A New Year’s Day memorial ride has been planned to honor the bicyclist killed Saturday afternoon on Roland Avenue and an educational trust fund has been set up for his two children.
Although police have not yet identified the driver, according to numerous media reports, Bishop Eugene Taylor Sutton, head of the Episcopal Diocese of Maryland, emailed clergy members Saturday, acknowledging the diocese’s second-ranking official, Bishop Suffragan Heather Elizabeth Cook, as the driver in the fatal collision that killed 41-year-old Tom Palermo.
The memorial ride and vigil will begin Thursday, Jan. 1, at 3:30 p.m. at Bishop Square Park on the northwest corner of the intersection of N. Charles St. and University Parkway, adjacent from the Cathedral of the Incarnation, the seat of the Episcopal Diocese of Maryland. According to Bikemore, a Baltimore bicycle advocacy organization, following a moment of silence, the ride will leave for the scene of the crash at 5700 Roland Ave. to place a white memorial bicycle in remembrance of Palermo, a former bicycle builder and web developer. Those wishing to attend who are not riding bicycles are welcome to meet the bicyclists at the Roland Avenue location. Also according to Bikemore, the Episcopal Diocese will open the Cathedral of the Incarnation for parking, restrooms, prayer, and meditation beginning at 2:30 p.m.

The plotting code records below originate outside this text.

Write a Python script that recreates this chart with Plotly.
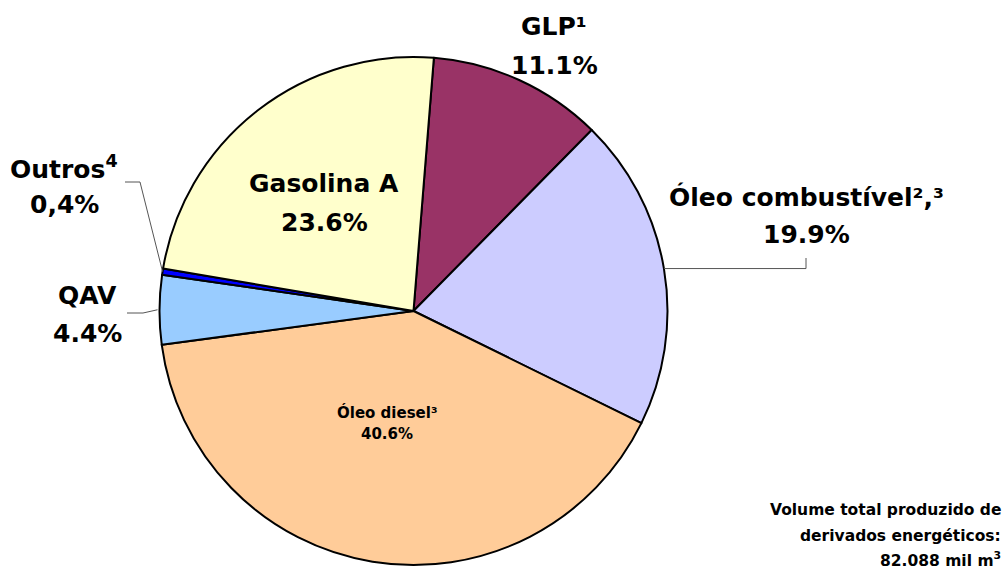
import math
import plotly.graph_objects as go

# ---- data ----
categories = ["GLP¹", "Óleo combustível²,³", "Óleo diesel³", "QAV", "Outros<sup>4</sup>", "Gasolina A"]
shares = [11.1, 19.9, 40.6, 4.4, 0.4, 23.6]
share_text = ["11.1%", "19.9%", "40.6%", "4.4%", "0,4%", "23.6%"]
colors = ["#993366", "#CCCCFF", "#FFCC99", "#99CCFF", "#0000FF", "#FFFFCC"]
note_lines = ["Volume total produzido de", "derivados energéticos:", "82.088 mil m<sup>3</sup>"]

W, H = 1008, 572
cx, cy, R = 413.5, 311.0, 254.0
rotation = 4.6
FONT = "DejaVu Sans, Verdana, sans-serif"

fig = go.Figure(go.Pie(
    labels=categories,
    values=shares,
    sort=False,
    direction="clockwise",
    rotation=rotation,
    marker=dict(colors=colors, line=dict(color="black", width=2)),
    textinfo="none",
    hoverinfo="label+percent",
    showlegend=False,
    domain=dict(x=[(cx - R) / W, (cx + R) / W], y=[1 - (cy + R) / H, 1 - (cy - R) / H]),
))

def px(x):
    return x / W

def py(y):
    return 1 - y / H

# label layout: (centre x, name y, value y, font size)
label_pos = {
    0: (554, 27, 65, 25),
    1: (806, 197, 234, 25),
    2: (387, 412, 434, 15),
    3: (87, 295, 333, 25),
    4: (64, 167, 205, 25),
    5: (324, 183, 222, 25),
}
anns = []
for i, (x, y1, y2, s) in label_pos.items():
    for txt, yy in ((categories[i], y1), (share_text[i], y2)):
        anns.append(dict(
            x=px(x), y=py(yy), xref="paper", yref="paper", showarrow=False,
            text=f"<b>{txt}</b>",
            font=dict(family=FONT, size=s, color="black"),
            xanchor="center", yanchor="middle",
        ))

for txt, yy in zip(note_lines, (510, 536, 559)):
    anns.append(dict(
        x=px(1003), y=py(yy), xref="paper", yref="paper", showarrow=False,
        text=f"<b>{txt}</b>",
        font=dict(family=FONT, size=15.5, color="black"),
        xanchor="right", yanchor="middle",
    ))

# leader lines from slice mid-angles
total = sum(shares)
cum = 0
mids = []
for v in shares:
    mids.append(rotation + 360 * (cum + v / 2) / total)
    cum += v

def edge(i):
    a = math.radians(mids[i])
    return cx + R * math.sin(a), cy - R * math.cos(a)

shapes = []
def seg(x0, y0, x1, y1):
    shapes.append(dict(type="line", xref="paper", yref="paper",
                       x0=px(x0), y0=py(y0), x1=px(x1), y1=py(y1),
                       line=dict(color="#555555", width=1)))

# Óleo combustível
ex, ey = edge(1)
seg(ex, ey, 806, ey)
seg(806, ey, 806, 258)
# QAV
ex, ey = edge(3)
seg(127, 313, 143, 313)
seg(143, 313, ex - 2, ey)
# Outros
ex, ey = edge(4)
seg(125, 182, 140, 182)
seg(140, 182, ex, ey)

fig.update_layout(
    width=W, height=H,
    margin=dict(l=0, r=0, t=0, b=0),
    paper_bgcolor="white", plot_bgcolor="white",
    annotations=anns, shapes=shapes,
)

fig.write_html("out.html", config={"displayModeBar": False},
               post_script="document.body.style.margin='0px';")
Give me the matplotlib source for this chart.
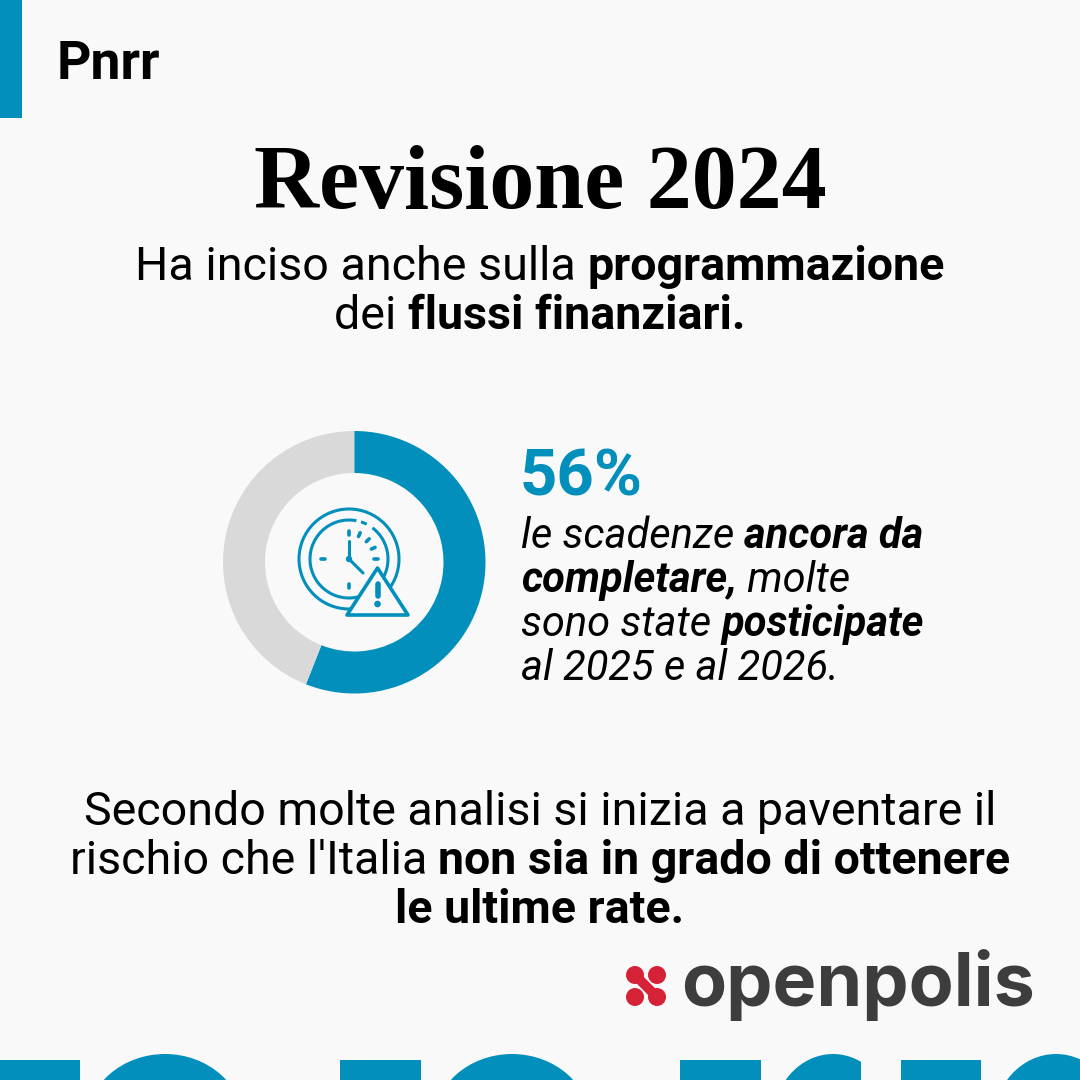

A memorial mass for Palermo will be celebrated at Immaculate Conception Roman Catholic Church in Towson Saturday at 10 a.m. His family will receive friends at the Ruck Towson Funeral Home on Friday from 4 p.m. to to 7 p.m.
Extended family of Palermo’s have set up an educational trust fund for his 4 and 6-year-old children.
Sutton also confirmed that Cook, who has been placed on administrative leave, “did leave the scene initially,” returning 20 minutes later “to take responsibility for her actions.” Also, according to several reports, at least one bicyclist followed Cook’s car as it left the Roland Avenue area, attempting to identify the vehicle.
Cook pled guilty to driving under the influence of alcohol in 2010 in Caroline County, receiving supervised probation before judgment. She was also initially charged with possession of marijuana and possession of paraphernalia as part of that incident, but those charges were later dropped (“nolle prosequi,” according to online court records).
The Episcopal Diocese of Maryland also posted a statement on its search process that led to Cook’s appointment, saying that it was aware of her 2010 DUI, determining that “this one mistake should not bar her for consideration as a leader” and citing “forgiveness” as core Christian value.
Palermo was alive when police arrived and was taken to Sinai Hospital where he later died. No charges have been filed at this time and friends of Palermo’s have created a Facebook page seeking criminal charges for Cook.
An informal ride in Palmero’s memory was held Monday evening, with bicyclists placing candles at the scene of the crash.